The presence of crystal methamphetamine in the West Yellowhead region is just one of many drug-related concerns facing communities like Hinton, Edson, Grande Cache and Drayton Valley, but Symon said that the initiative for a treatment facility will have to come from within these communities.
“People can just keep lobbying the province to add more funding, or they can sit down and decide to really go after something like we’ve seen other communities do,” she said. “It can’t be agency-led or AADAC-led, it has to be led by the community.”
If AADAC and other provincially-funding support agencies don’t have the resources to get the ball rolling, the best bet for action lies with local drug action committees. Jasper has not formed such a body, but is involved in regional discussion on matters like a drug rehab facility, said Kathleen Waxer, the Community and Family Services director for the Municipality.
“We’ve been working at it from a community health perspective,” she said. “We think that if you’re just looking at drug issues, before long they lead to other concerns. I’m confident that our approach is still an effective strategy.”
Like many in her position, Waxer has said in the past that having a residential treatment or recovery centre closer at hand would help with the logistics and expenses of putting people through drug rehabilitation programs. But believing in the need for a centre is one thing, and making it happen something very different indeed, according to Symon.
“It’s come up at the drug action committees as a topic, but I don’t think there’s much action there,” she said. “The groups who are promoting the idea need to get together, do a needs assessment and go after some funding.”
The issue, and Symon’s prescription for dealing with it, is hardly new. When Hinton’s drug action committee was first struck more than two years ago, one of its initial priorities was getting started on a drug facility in town or nearby. The initial enthusiasm quickly waned, Symon recalled.
“There was lots of talk,” she said. “We even went to several banks to start arranging the money. We hear people say that we need more services, but then people aren’t willing to put the time in to make it happen. It would be nice to have something more local, because when you have to travel, you need to worry about the financial and logistical aspects of that.”
There’s another issue that Symon brings up. Wait lists. The limited number of treatment spaces in Alberta are overwhelmed by the number of people seeking treatment, a situation that has been exacerbated by the judicial trend of sentencing individuals charged with possession or trafficking to undergo residential treatment. In some cases, Symon argues, this approach is heavy-handed. That’s why she’d like to see Hinton develop a recovery centre instead of a treatment facility.
“I think we need to do some education about what methods to try before a residential program, and there needs to be options for people,” she said. “Especially nowadays when we have such issues with housing, it’s not good when people have to come back into situations where they’ve been using drugs, to the same trailer or to the same apartment.”
A recovery house-type facility that Symon envisions would include ongoing support and counselling services that would help recovering addicts return to society while living in a comfortable, safe environment. An added advantage of a facility of this kind is that it would cost less to set up and maintain than a detox or rehab centre.

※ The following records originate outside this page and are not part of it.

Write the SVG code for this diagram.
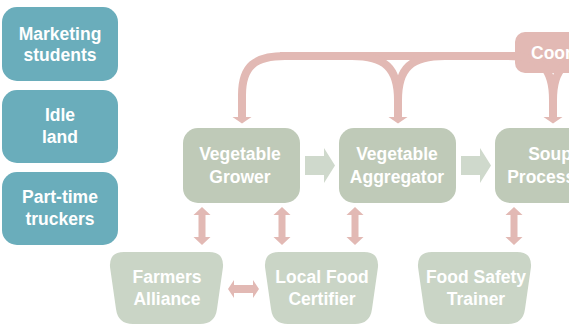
<svg xmlns="http://www.w3.org/2000/svg" xmlns:xlink="http://www.w3.org/1999/xlink" width="569" height="325" viewBox="0 0 569 325">
<style>
.t{font-family:"Liberation Sans",Arial,sans-serif;font-weight:bold;font-size:17.5px;fill:#fff;text-anchor:middle}
.teal{fill:#6aadbb}
.grn{fill:#bfcab8}
.lgrn{fill:#cad5c6}
.pink{fill:#e2b9b4}
.band{fill:none;stroke:#e2b9b4;stroke-width:8}
.chev{fill:#cfd9cc}
</style>
<defs>
<path id="trap" d="M15,0 H100 Q115,0 114,15 L108,57 Q106,72 91,72 H24 Q9,72 7,57 L1,15 Q0,0 15,0 Z"/>
<path id="vdbl" d="M0,0 L8.5,8 L3.5,8 L3.5,30 L8.5,30 L0,38 L-8.5,30 L-3.5,30 L-3.5,8 L-8.5,8 Z"/>
<path id="chevron" d="M0,8 H19 V0 L30,17.5 L19,35 V27 H0 Z"/>
<marker id="ah" markerUnits="userSpaceOnUse" viewBox="0 -10 7 20" markerWidth="7" markerHeight="20" refX="0" refY="0" orient="auto" overflow="visible">
<path d="M0,-9.5 L6.5,0 L0,9.5 Z" fill="#e2b9b4"/>
</marker>
</defs>

<g id="marketing-students">
<rect class="teal" x="2" y="7" width="116" height="74" rx="15"/>
<text class="t" x="60" y="40">Marketing</text>
<text class="t" x="60" y="61">students</text>
</g>
<g id="idle-land">
<rect class="teal" x="2" y="90" width="116" height="73" rx="15"/>
<text class="t" x="60" y="121">Idle</text>
<text class="t" x="60" y="143">land</text>
</g>
<g id="part-time-truckers">
<rect class="teal" x="2" y="172" width="116" height="73" rx="15"/>
<text class="t" x="60" y="203">Part-time</text>
<text class="t" x="60" y="225">truckers</text>
</g>

<g id="coordinator">
<rect class="pink" x="515" y="32" width="110" height="41" rx="10"/>
</g>

<g id="connectors">
<path class="band" d="M280,56 H569"/>
<path class="band" d="M285,56 C255,56 242,66 242,95 L242,117" marker-end="url(#ah)"/>
<path class="band" d="M352,56 C385,56 398,68 398,100 L398,117" marker-end="url(#ah)"/>
<path class="band" d="M445,56 C411,56 398,68 398,100"/>
<path class="band" d="M508,56 C541,56 553,68 553,100 L553,117" marker-end="url(#ah)"/>
<path class="band" d="M600,56 C566,56 553,68 553,100"/>
<use href="#chevron" class="chev" x="305" y="148"/>
<use href="#chevron" class="chev" x="461" y="148"/>
<use href="#vdbl" class="pink" x="202" y="207"/>
<use href="#vdbl" class="pink" x="282" y="207"/>
<use href="#vdbl" class="pink" x="355" y="207"/>
<use href="#vdbl" class="pink" x="514" y="207"/>
<path class="pink" d="M228,289 L234,280 L234,285 L253,285 L253,280 L259,289 L253,298 L253,293 L234,293 L234,298 Z"/>
</g>

<g id="coordinator-label">
<text class="t" x="531" y="59" style="text-anchor:start">Coordinator</text>
</g>

<g id="vegetable-grower">
<rect class="grn" x="183" y="128" width="117" height="75" rx="15"/>
<text class="t" x="240" y="160">Vegetable</text>
<text class="t" x="240" y="183">Grower</text>
</g>
<g id="vegetable-aggregator">
<rect class="grn" x="339" y="128" width="117" height="75" rx="15"/>
<text class="t" x="397" y="160">Vegetable</text>
<text class="t" x="397" y="183">Aggregator</text>
</g>
<g id="soup-processor">
<rect class="grn" x="495" y="128" width="117" height="75" rx="15"/>
<text class="t" x="550" y="160">Soup</text>
<text class="t" x="550" y="183">Processor</text>
</g>

<g id="farmers-alliance">
<use href="#trap" class="lgrn" x="109" y="252"/>
<text class="t" x="167" y="283">Farmers</text>
<text class="t" x="167" y="305">Alliance</text>
</g>
<g id="local-food-certifier">
<use href="#trap" class="lgrn" x="264" y="252"/>
<text class="t" x="322" y="283">Local Food</text>
<text class="t" x="322" y="305">Certifier</text>
</g>
<g id="food-safety-trainer">
<use href="#trap" class="lgrn" x="417" y="252"/>
<text class="t" x="476" y="283">Food Safety</text>
<text class="t" x="476" y="305">Trainer</text>
</g>
</svg>
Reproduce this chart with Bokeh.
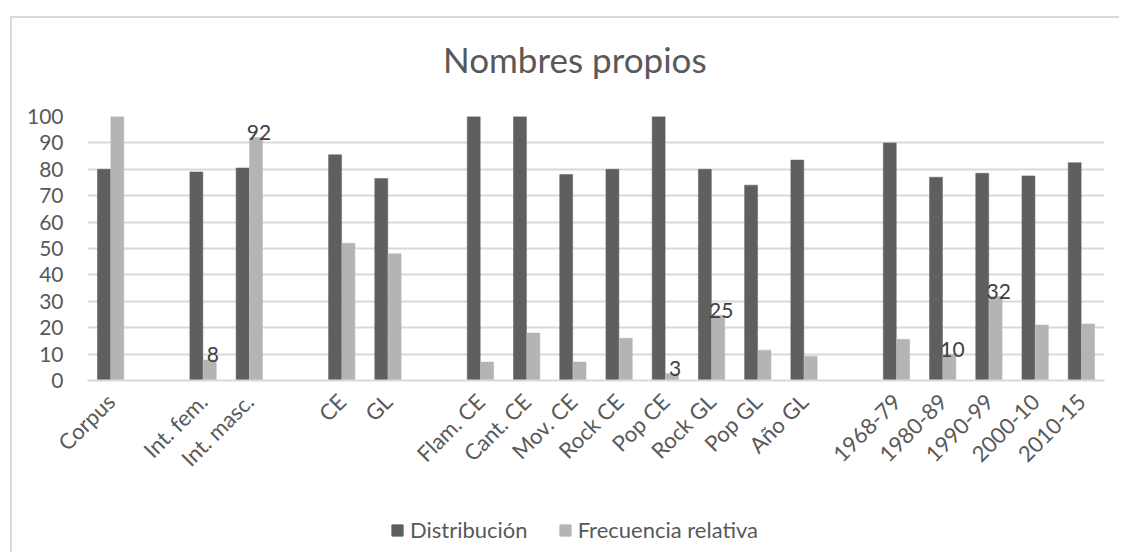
import math
from bokeh.plotting import figure
from bokeh.layouts import column
from bokeh.models import (FactorRange, ColumnDataSource, Legend, LegendItem,
                          FixedTicker, Div)
from bokeh.transform import dodge
from bokeh.embed import file_html
from bokeh.resources import INLINE
from bokeh.core.properties import value

# ---- data -------------------------------------------------------------
group_corpus = ["Corpus"]
group_interp = ["Int. fem.", "Int. masc."]
group_lang = ["CE", "GL"]
group_style = ["Flam. CE", "Cant. CE", "Mov. CE", "Rock CE", "Pop CE",
               "Rock GL", "Pop GL", "Año GL"]
group_period = ["1968-79", "1980-89", "1990-99", "2000-10", "2010-15"]

categories = group_corpus + group_interp + group_lang + group_style + group_period

distribucion = [80, 79, 80.5, 85.5, 76.5,
                100, 100, 78, 80, 100, 80, 74, 83.5,
                90, 77, 78.5, 77.5, 82.5]
frecuencia = [100, 7.8, 92, 52, 48,
              7, 18, 7, 16, 2.6, 24.6, 11.5, 9.2,
              15.6, 9.9, 31.8, 21, 21.4]

labelled = ["Int. fem.", "Int. masc.", "Pop CE", "Rock GL", "1980-89", "1990-99"]

series_names = ["Distribución", "Frecuencia relativa"]
title_text = "Nombres propios"
y_ticks = [0, 10, 20, 30, 40, 50, 60, 70, 80, 90, 100]

# ---- factors with blank spacer slots between groups ---------------------
groups = [group_corpus, group_interp, group_lang, group_style, group_period]
factors = []
for i, g in enumerate(groups):
    if i > 0:
        factors.append(" " * i)
    factors.extend(g)

DARK = "#5f5f5f"
LIGHT = "#b4b4b4"
TEXT = "#595959"
GRID = "#d9d9d9"
FONT = "Lato"

src = ColumnDataSource(dict(cat=categories, dist=distribucion, freq=frecuencia))
lab_idx = [categories.index(c) for c in labelled]
lab_src = ColumnDataSource(dict(
    cat=labelled,
    freq=[frecuencia[i] for i in lab_idx],
    txt=[str(int(round(frecuencia[i]))) for i in lab_idx],
))

W = 1109
HT_TOP, HT = 24, 40          # title strip
H1, H2 = 434, 38             # chart, legend strip

# ---- title ------------------------------------------------------------
title = Div(text=(f'<div style="font: 35px/1 {FONT}; color: {TEXT}; '
                  f'white-space: nowrap;">{title_text}</div>'),
            width=420, height=HT, margin=(HT_TOP, 0, 0, 431))

# ---- chart ------------------------------------------------------------
p = figure(x_range=FactorRange(factors=factors, range_padding=0, factor_padding=0),
           y_range=(0, 100), width=W, height=H1,
           output_backend="svg", toolbar_location=None,
           min_border_left=75, min_border_right=17,
           min_border_top=34, min_border_bottom=H1 - 34 - 264)

r1 = p.vbar(x=dodge("cat", -0.145, range=p.x_range), top="dist", width=0.28,
            source=src, fill_color=DARK, line_color=DARK, line_width=0.5)
r2 = p.vbar(x=dodge("cat", 0.145, range=p.x_range), top="freq", width=0.28,
            source=src, fill_color=LIGHT, line_color=LIGHT, line_width=0.5)

p.text(x=dodge("cat", 0.145, range=p.x_range), y="freq", text="txt", source=lab_src,
       text_align="center", text_baseline="alphabetic", x_offset=3, y_offset=-5,
       text_font=value(FONT), text_font_size="21px", text_color="#404040")

p.outline_line_color = None
p.background_fill_color = "white"
p.border_fill_color = "white"
p.xgrid.grid_line_color = None
p.ygrid.grid_line_color = GRID
p.ygrid.grid_line_width = 2
p.yaxis.ticker = FixedTicker(ticks=y_ticks)
p.yaxis.axis_line_color = None
p.yaxis.major_tick_line_color = None
p.yaxis.major_tick_out = 0
p.yaxis.minor_tick_line_color = None
p.yaxis.major_label_standoff = 24
p.yaxis.major_label_text_font = FONT
p.yaxis.major_label_text_font_size = "21px"
p.yaxis.major_label_text_color = TEXT

p.xaxis.axis_line_color = GRID
p.xaxis.axis_line_width = 2
p.xaxis.major_tick_line_color = None
p.xaxis.major_tick_out = 0
p.xaxis.minor_tick_line_color = None
p.xaxis.major_label_orientation = math.pi / 4
p.xaxis.major_label_standoff = 17
p.xaxis.major_label_text_font = FONT
p.xaxis.major_label_text_font_size = "22px"
p.xaxis.major_label_text_color = TEXT

# ---- legend strip (its own canvas so that nothing clips it) -------------
pl = figure(width=W, height=H2, x_range=(0, 1), y_range=(0, 1),
            x_axis_type=None, y_axis_type=None,
            output_backend="svg", toolbar_location=None, min_border=0)
pl.grid.visible = False
pl.outline_line_color = None
pl.border_fill_color = "white"
g1 = pl.vbar(x=0, top=0, width=0.1, source=src, fill_color=DARK, line_color=DARK,
             visible=False)
g2 = pl.vbar(x=0, top=0, width=0.1, source=src, fill_color=LIGHT, line_color=LIGHT,
             visible=False)
legend = Legend(items=[LegendItem(label=series_names[0], renderers=[g1]),
                       LegendItem(label=series_names[1], renderers=[g2])],
                orientation="horizontal", location=(303, 11),
                glyph_width=14, glyph_height=14, label_standoff=6,
                label_text_font=FONT, label_text_font_size="22px",
                label_text_color=TEXT, border_line_color=None,
                background_fill_alpha=0, padding=0, margin=0, spacing=30)
pl.add_layout(legend, "center")

layout = column(title, p, pl, spacing=0)
layout.margin = (18, 0, 0, 12)
# chart-area border: only its top and left edges fall inside the window
layout.styles = {"box-shadow": f"-2px -2px 0 0 {GRID}"}

open("out.html", "w").write(file_html(layout, INLINE))
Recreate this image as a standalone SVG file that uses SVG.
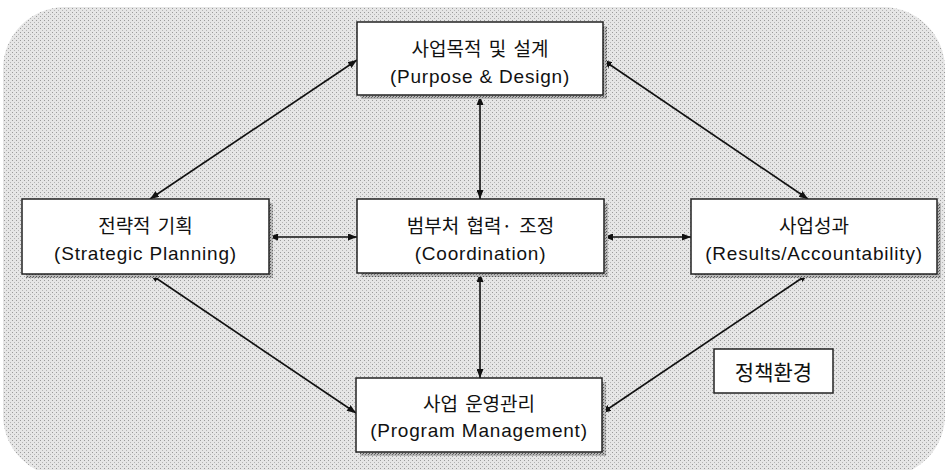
<svg xmlns="http://www.w3.org/2000/svg" width="948" height="470" viewBox="0 0 948 470">
<defs>
<pattern id="bg" width="4" height="4" patternUnits="userSpaceOnUse">
<rect width="4" height="4" fill="#e6e6e6"/>
<rect x="0" y="0" width="1" height="1" fill="#9a9a9a"/>
<rect x="2" y="2" width="1" height="1" fill="#b4b4b4"/>
</pattern>
<pattern id="sh" width="3" height="3" patternUnits="userSpaceOnUse">
<rect width="3" height="3" fill="#b8b8b8"/>
<rect x="0" y="0" width="1" height="1" fill="#555"/>
<rect x="2" y="1" width="1" height="1" fill="#6a6a6a"/>
</pattern>
<marker id="ah" viewBox="0 0 9 7" refX="9" refY="3.5" markerWidth="9" markerHeight="7" markerUnits="userSpaceOnUse" orient="auto-start-reverse">
<path d="M0,0 L9,3.5 L0,7 z" fill="#111"/>
</marker>
</defs>
<style>
.box{fill:#fff;stroke:#222;stroke-width:1.5}
.shadow{fill:url(#sh)}
.ko{font-family:"Noto Sans CJK KR","Noto Sans",sans-serif;font-size:19px;word-spacing:3px;fill:#111;text-anchor:middle}
.en{font-family:"Liberation Sans",Arial,sans-serif;font-size:19px;letter-spacing:0.8px;fill:#111;text-anchor:middle}
.con{stroke:#111;stroke-width:1.6;fill:none;marker-start:url(#ah);marker-end:url(#ah)}
</style>
<rect x="3" y="7" width="942" height="470" rx="62" ry="62" fill="url(#bg)"/>

<g id="connectors">
<line class="con" x1="150" y1="199" x2="357" y2="60"/>
<line class="con" x1="603" y1="60" x2="808" y2="199"/>
<line class="con" x1="480" y1="96" x2="480" y2="199"/>
<line class="con" x1="269" y1="237" x2="357" y2="237"/>
<line class="con" x1="604" y1="237" x2="691" y2="237"/>
<line class="con" x1="480" y1="273" x2="480" y2="378"/>
<line class="con" x1="150" y1="274" x2="356" y2="413"/>
<line class="con" x1="808" y1="274" x2="602" y2="413"/>
</g>

<g id="purpose">
<rect class="shadow" x="361" y="26" width="246" height="73"/>
<rect class="box" x="357" y="22" width="246" height="73"/>
<text class="ko" x="480" y="56">사업목적 및 설계</text>
<text class="en" x="480" y="83">(Purpose &amp; Design)</text>
</g>

<g id="strategic">
<rect class="shadow" x="26" y="203" width="247" height="75"/>
<rect class="box" x="22" y="199" width="247" height="75"/>
<text class="ko" x="145.5" y="233">전략적 기획</text>
<text class="en" x="145.5" y="260">(Strategic Planning)</text>
</g>

<g id="coordination">
<rect class="shadow" x="361" y="203" width="247" height="74"/>
<rect class="box" x="357" y="199" width="247" height="74"/>
<text class="ko" x="480.5" y="233">범부처 협력· 조정</text>
<text class="en" x="480.5" y="260">(Coordination)</text>
</g>

<g id="results">
<rect class="shadow" x="695" y="203" width="246" height="75"/>
<rect class="box" x="691" y="199" width="246" height="75"/>
<text class="ko" x="814" y="233">사업성과</text>
<text class="en" x="814" y="260">(Results/Accountability)</text>
</g>

<g id="program">
<rect class="shadow" x="360" y="382" width="246" height="74"/>
<rect class="box" x="356" y="378" width="246" height="74"/>
<text class="ko" x="479" y="411">사업 운영관리</text>
<text class="en" x="479" y="437">(Program Management)</text>
</g>

<g id="environment">
<rect class="box" x="714" y="349" width="119" height="44"/>
<text class="ko" x="773.5" y="380" style="font-size:21px">정책환경</text>
</g>
</svg>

“It usually does cost less, because there are a variety of funding sources supporting the individuals, and the residents themselves can contribute.”
Of course, the Yellowhead housing crunch might make it difficult to find an apartment block or similar space free.
“That might be an issue out here, because you do need to have the physical space to get it started,” Symon said.
As for a broader, region-wide approach, Symon is hopeful that a recent meeting of service providers and drug action committees will lead to a collective strategy.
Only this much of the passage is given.